Vitesse Semiconductor Corp. (Nasdaq: VTSS) has begun sampling a 24-port Gigabit Ethernet switch chip, an attempt to leapfrog aggressive rivals Broadcom Corp. (Nasdaq: BRCM) and Marvell Technology Group Ltd. (Nasdaq: MRVL).

The company today announced the Stapleford [la-de-dah!] chip, more prosaically called the VSC7303. The part has been shipping to original design manufacturer (ODM) customers in Taiwan, one of which has completed a board that Vitesse will show at next week's Networld+Interop conference in Las Vegas.

Product line manager Shahriar Agahian says Stapleford will be available in volume in June. That puts it in a race with Marvell's Prestera-EX242, a similar 24-port chip announced in February. The Prestera EX family consists of several chips that are still in the sampling stage, but Marvell officials say they're on track to begin volume shipments of some EXs this quarter.

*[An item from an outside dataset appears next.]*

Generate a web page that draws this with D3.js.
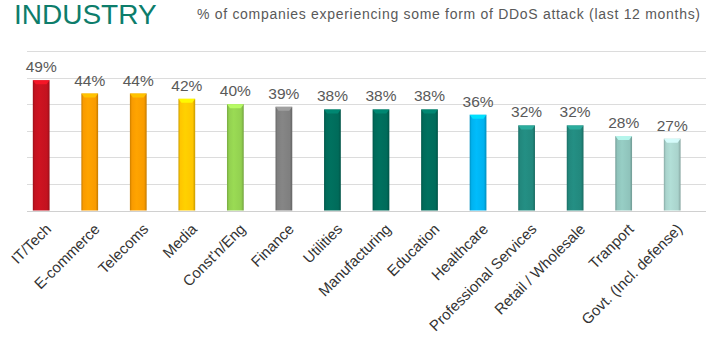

Ethernet switch chips are designed to handle most of the functions of an Ethernet switch, so that the technical work is mostly completed for a systems vendor. Target customers tend to be the low-cost box makers in Taiwan, whose goal is to design a system that can be slapped together cheaply and quickly.

Broadcom leads the overall Ethernet switch market, due to its dominance in Fast Ethernet (100 Mbit/s), with chips that carry as many as 48 Fast Ethernet ports. When it comes to Gigabit Ethernet, though, the company offers a 12-port chip but hasn't announced a 24-port offering yet -- giving Marvell and Vitesse an apparent opening at the high end of the market.

But Marvell's Prestera chips have fallen behind schedule (see Marvell Readies GigE Attack), opening the possibility that Vitesse could be the first vendor to reach general availability with a 24-port Gigabit Ethernet switch chip.

Vitesse's entry stems from the 2001 acquisition of Danish firm Exbit Technology A/S (see Vitesse Buys Exbit). Still based in Denmark, the Exbit designers are producing media access controller (MAC) chips and switch chips for Gigabit Ethernet.

Stapleford is part of an ongoing line of chips named London. Vitesse announced a 16-port device in September and plans to announce others this year, Agahian says.

Going beyond LAN applications, Stapleford includes means for honoring service-level agreements in the WAN. "We see some customers wanting to use Ethernet in the WAN and wanting to limit their customers' bandwidth," Agahian says.

In terms of cost and power -- two key metrics for this market -- Stapleford sells for $144 and consumes 5 watts.